As drawings develop and consultants become involved, the scope begins to take shape.
Only then does the organization start to understand the likely construction cost.
By that point, a significant amount of money may already have been spent simply to discover whether the project is viable.
Early scoping changes that dynamic.
Instead of using design to discover the cost, organizations establish a planning-level budget first through early scoping.
This often relies on:
- internal capital planning resources
- historical cost data
- comparable projects
That level of clarity is enough for departments to make informed decisions:
- move forward
- adjust scope
- defer to a future cycle
The impact is immediate:
- fewer abandoned designs
- fewer surprise overruns
- faster, clearer prioritization
- shorter approval cycles
- more predictable capital programs
Early scoping doesn’t just improve planning.
It prevents organizations from using the design process as an expensive way to discover a project’s budget.

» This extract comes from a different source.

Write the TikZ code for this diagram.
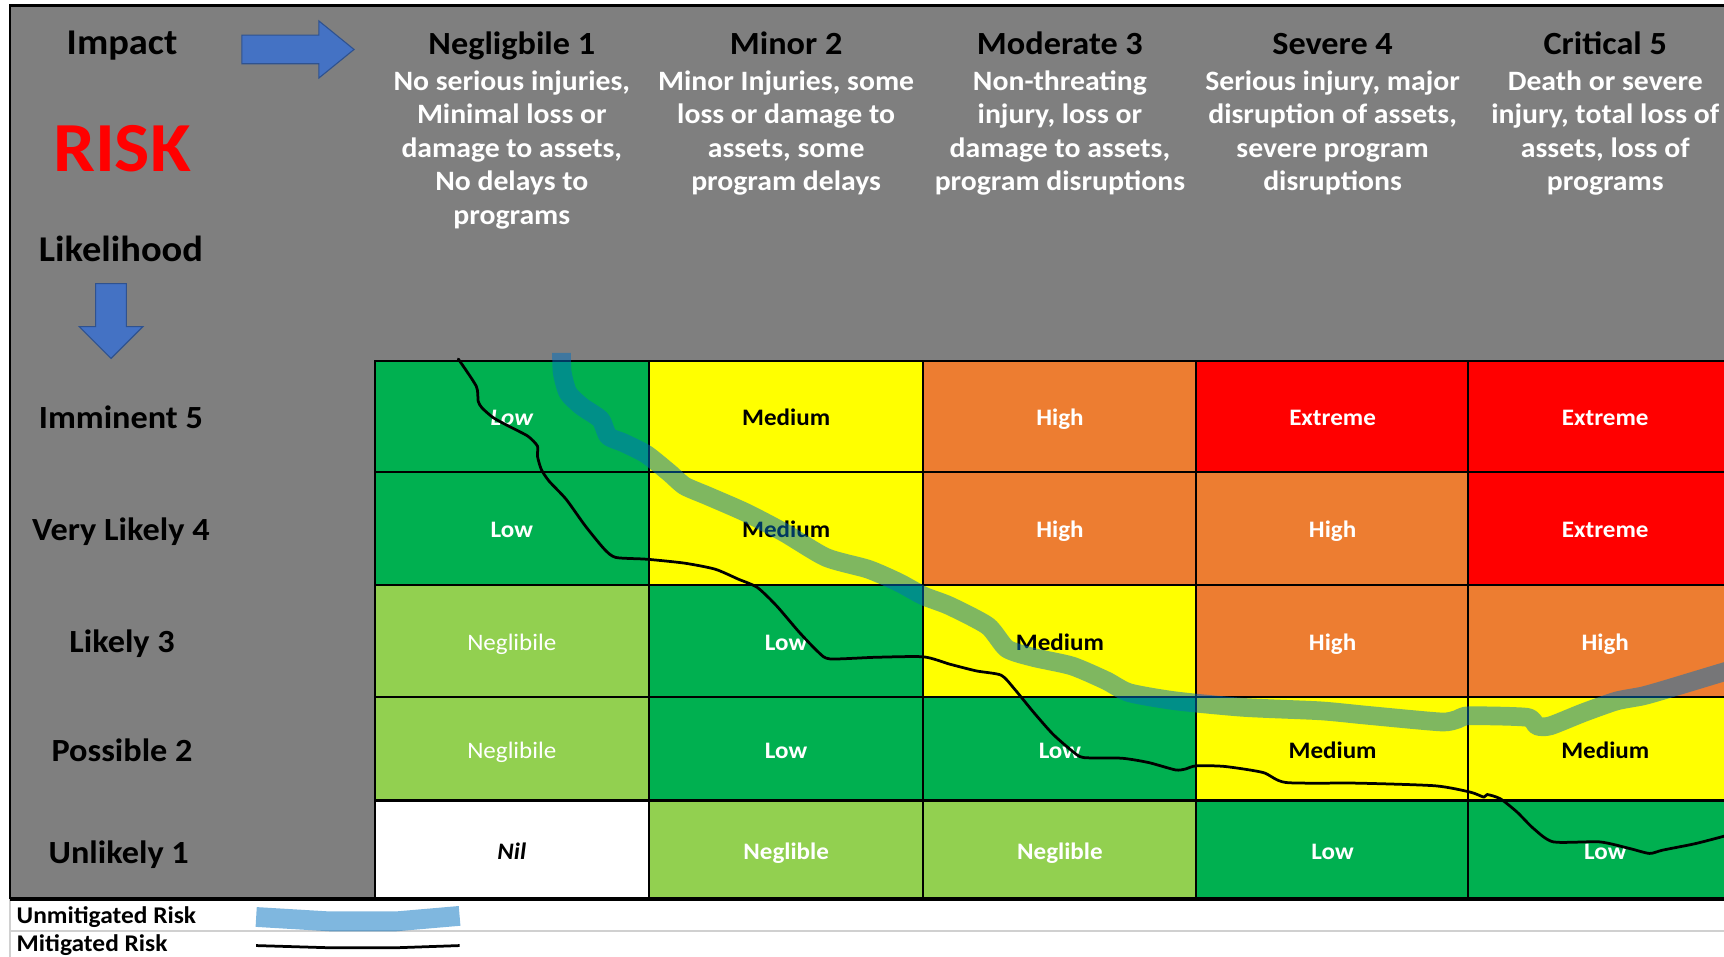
\documentclass[tikz,border=0pt]{standalone}
\usepackage{fontspec}
\setmainfont{Carlito}[FakeStretch=1.06]
\usetikzlibrary{positioning}
\definecolor{riskgrey}{HTML}{7F7F7F}
\definecolor{riskgreen}{HTML}{00B050}
\definecolor{risklime}{HTML}{92D050}
\definecolor{riskyellow}{HTML}{FFFF00}
\definecolor{riskorange}{HTML}{ED7D31}
\definecolor{riskred}{HTML}{FF0000}
\definecolor{arrowblue}{HTML}{4472C4}
\definecolor{arrowedge}{HTML}{2F528F}
\definecolor{bandblue}{HTML}{0070C0}
\definecolor{legendline}{HTML}{D0D0D0}
\newcommand\hdrfont{\fontsize{29.4}{34}\selectfont\bfseries}
\newcommand\axisfont{\fontsize{33}{38}\selectfont\bfseries}
\newcommand\descfont{\fontsize{25.5}{30.5}\selectfont\bfseries}
\newcommand\cellfont{\fontsize{21.5}{26}\selectfont\bfseries}
\newcommand\legfont{\fontsize{21.8}{26}\selectfont\bfseries}
\tikzset{
	cell/.style={draw=black, line width=2pt, minimum width=249pt, minimum height=#1, inner sep=0pt, text height=17pt, text depth=0pt, font=\cellfont},
	hdr/.style={font=\hdrfont, text=black, inner sep=0pt, anchor=base},
	axis/.style={font=\axisfont, text=black, inner sep=0pt, anchor=base},
	desc/.style={font=\descfont, text=white, align=center, anchor=north, inner sep=0pt},
	rowlab/.style={font=\hdrfont, text=black, inner sep=0pt, anchor=base},
	legend/.style={font=\legfont, anchor=west, inner sep=0pt},
	unmit/.style={draw=bandblue, draw opacity=0.5, line width=17pt, line join=round},
	mit/.style={draw=black, line width=2.5pt, line join=round, line cap=round}
}

\begin{document}
\begin{tikzpicture}[x=1pt, y=-1pt]
			%%%%% FRAME %%%%%
			\useasboundingbox (0,0) rectangle (1568,870);
			\clip (0,0) rectangle (1568,870);
			\fill[white] (0,0) rectangle (1568,870);
			\fill[riskgrey] (9,5) rectangle (1575,818);
			\draw[line width=2pt] (9,818) -- (9,5) -- (1575,5);
			\draw[legendline, line width=1.5pt] (9,818) -- (9,875);
			\draw[legendline, line width=1.5pt] (9,847) -- (1575,847);
			
			%%%%% AXES %%%%%
			\node[axis] (impact) at (111,50) {Impact};
			\node[font=\fontsize{64}{70}\selectfont\bfseries, text=riskred, inner sep=0pt] (risk) at (111,135) {RISK};
			\node[axis] (likelihood) at (110,238) {Likelihood};
			\draw[fill=arrowblue, draw=arrowedge, line width=1pt] (220,32) -- (290,32) -- (290,19) -- (322,45) -- (290,71) -- (290,58) -- (220,58) -- cycle;
			\draw[fill=arrowblue, draw=arrowedge, line width=1pt] (87,258) -- (115,258) -- (115,297) -- (130,297) -- (101,326) -- (72,297) -- (87,297) -- cycle;
			
			%%%%% IMPACT HEADERS %%%%%
			\node[hdr] (h1) at (465.5,49.5) {Negligbile 1};
			\node[hdr] (h2) at (715,49.5) {Minor 2};
			\node[hdr] (h3) at (964,49.5) {Moderate 3};
			\node[hdr] (h4) at (1212,49.5) {Severe 4};
			\node[hdr] (h5) at (1460,49.5) {Critical 5};
			\node[desc] (d1) at (465.5,64) {No serious injuries,\\Minimal loss or\\damage to assets,\\No delays to\\programs};
			\node[desc] (d2) at (715,64) {Minor Injuries, some\\loss or damage to\\assets, some\\program delays};
			\node[desc] (d3) at (964,64) {Non-threating\\injury, loss or\\damage to assets,\\program disruptions};
			\node[desc] (d4) at (1212,64) {Serious injury, major\\disruption of assets,\\severe program\\disruptions};
			\node[desc] (d5) at (1460,64) {Death or severe\\injury, total loss of\\assets, loss of\\programs};
			
			%%%%% LIKELIHOOD ROWS %%%%%
			\node[rowlab] (r5) at (110,389.5) {Imminent 5};
			\node[rowlab] (r4) at (110,491.5) {Very Likely 4};
			\node[rowlab] (r3) at (111,593.5) {Likely 3};
			\node[rowlab] (r2) at (111,692.5) {Possible 2};
			\node[rowlab] (r1) at (108,785.5) {Unlikely 1};
			
			%%%%% MATRIX %%%%%
			\node[cell=101pt, fill=riskgreen, text=white, font=\cellfont\itshape] (c51) at (465.5,378.5) {Low};
			\node[cell=101pt, fill=riskyellow] (c52) at (715,378.5) {Medium};
			\node[cell=101pt, fill=riskorange, text=white] (c53) at (964,378.5) {High};
			\node[cell=101pt, fill=riskred, text=white] (c54) at (1212,378.5) {Extreme};
			\node[cell=101pt, fill=riskred, text=white] (c55) at (1460,378.5) {Extreme};
			
			\node[cell=103pt, fill=riskgreen, text=white] (c41) at (465.5,480.5) {Low};
			\node[cell=103pt, fill=riskyellow] (c42) at (715,480.5) {Medium};
			\node[cell=103pt, fill=riskorange, text=white] (c43) at (964,480.5) {High};
			\node[cell=103pt, fill=riskorange, text=white] (c44) at (1212,480.5) {High};
			\node[cell=103pt, fill=riskred, text=white] (c45) at (1460,480.5) {Extreme};
			
			\node[cell=102pt, fill=risklime, text=white, font=\cellfont\mdseries] (c31) at (465.5,583) {Neglibile};
			\node[cell=102pt, fill=riskgreen, text=white] (c32) at (715,583) {Low};
			\node[cell=102pt, fill=riskyellow] (c33) at (964,583) {Medium};
			\node[cell=102pt, fill=riskorange, text=white] (c34) at (1212,583) {High};
			\node[cell=102pt, fill=riskorange, text=white] (c35) at (1460,583) {High};
			
			\node[cell=94pt, fill=risklime, text=white, font=\cellfont\mdseries] (c21) at (465.5,681) {Neglibile};
			\node[cell=94pt, fill=riskgreen, text=white] (c22) at (715,681) {Low};
			\node[cell=94pt, fill=riskgreen, text=white] (c23) at (964,681) {Low};
			\node[cell=94pt, fill=riskyellow] (c24) at (1212,681) {Medium};
			\node[cell=94pt, fill=riskyellow] (c25) at (1460,681) {Medium};
			
			\node[cell=90pt, fill=white, font=\cellfont\itshape] (c11) at (465.5,773) {Nil};
			\node[cell=90pt, fill=risklime, text=white] (c12) at (715,773) {Neglible};
			\node[cell=90pt, fill=risklime, text=white] (c13) at (964,773) {Neglible};
			\node[cell=90pt, fill=riskgreen, text=white] (c14) at (1212,773) {Low};
			\node[cell=90pt, fill=riskgreen, text=white] (c15) at (1460,773) {Low};
			
			%%%%% RISK TRACES %%%%%
			\draw[unmit] plot[smooth, tension=0.4] coordinates {(510.7,321) (511.4,339.2) (516.6,357.3) (528.8,369.4) (546.2,381.5) (553.2,396.7) (567.1,402.7) (588,413.3) (608.8,430) (622.7,442) (643.6,451) (678.4,466.2) (713.2,484.4) (751.4,507) (789.7,517.7) (817.5,529.8) (840,542) (863.6,551) (898.4,569.3) (915.8,590) (940.2,598) (975,605.7) (1006,619) (1027,630) (1068.9,637.4) (1131.5,643.4) (1201,646.5) (1244,650.6) (1310.4,656.6) (1325.5,654.2) (1336,651) (1388.7,652.4) (1397.8,660.2) (1409.8,660.2) (1440,648.2) (1470,637.6) (1494,633) (1515.3,627) (1567,611.4) (1580,608)};
			\draw[mit] plot[smooth, tension=0.4] coordinates {(416.8,326.5) (433.2,351.3) (434.9,364.9) (438.4,371) (448.8,380) (462.7,387.6) (480.1,396.7) (488.8,405.7) (488.8,414.8) (492.3,426.9) (499.3,437.5) (514.9,454.1) (532.3,478.3) (549.7,499.5) (560.1,507) (588,508.6) (622.7,512.2) (650.5,517.7) (671.4,526.7) (688.8,534.3) (706.2,550.9) (727,575.1) (744.5,593.3) (754.9,599.3) (796.6,597.8) (840,597.4) (863.6,604) (888,610.2) (910.6,614.1) (922.8,626.8) (940.2,648) (957.6,667.7) (975,682.9) (985.4,689) (1020.2,689.6) (1044.5,693.5) (1068.9,700.2) (1077.5,699.6) (1088,696.5) (1114,697.1) (1148.8,702.6) (1169.7,711.7) (1235.8,712.3) (1305.4,714.7) (1337.5,720.5) (1349.6,725) (1352.6,722.6) (1364.6,726.5) (1379.7,738.5) (1394.8,753.6) (1412.8,765.7) (1455,765.7) (1482.1,771.7) (1500.2,776.2) (1512.2,773.2) (1542.3,767.2) (1570,760)};
			
			\draw[line width=3.5pt] (9,818) -- (1575,818);
			
			%%%%% LEGEND %%%%%
			\node[legend] (unmitlabel) at (15,834) {Unmitigated Risk};
			\node[legend] (mitlabel) at (15,860) {Mitigated Risk};
			\draw[unmit, line width=18pt] (233,834) -- (300,838) -- (360,838) -- (418,833);
			\draw[mit, line cap=butt] (233,860) -- (300,862) -- (360,862) -- (418,860);
\end{tikzpicture}
\end{document}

Capital Programs Are Trade-Offs, Not Wish Lists
No organization can fund every project in a single capital cycle.
Priorities evolve.
Some initiatives accelerate.
Others are deferred.
Occasionally, strategic projects move ahead faster than planned.
That isn’t dysfunction.
That’s capital planning.
Capital planning isn’t about choosing projects.
It’s about choosing priorities.
The goal isn’t to approve every request.
It’s to advance the right projects at the right time — with full clarity of cost and impact.
Why This Matters
Capital programs rarely struggle because they lack ideas.
They struggle because organizations attempt to prioritize projects before they understand what those projects will really cost.
Conceptual ideas always sound reasonable.
Real scope and cost bring clarity.
And the earlier that clarity exists, the better the decisions become.
Final Takeaway
Capital projects rarely struggle because of construction.
They struggle because decisions were made before anyone understood the true cost, scope, or impact.
Early scoping doesn’t just improve capital planning.
It strengthens every capital decision an organization makes.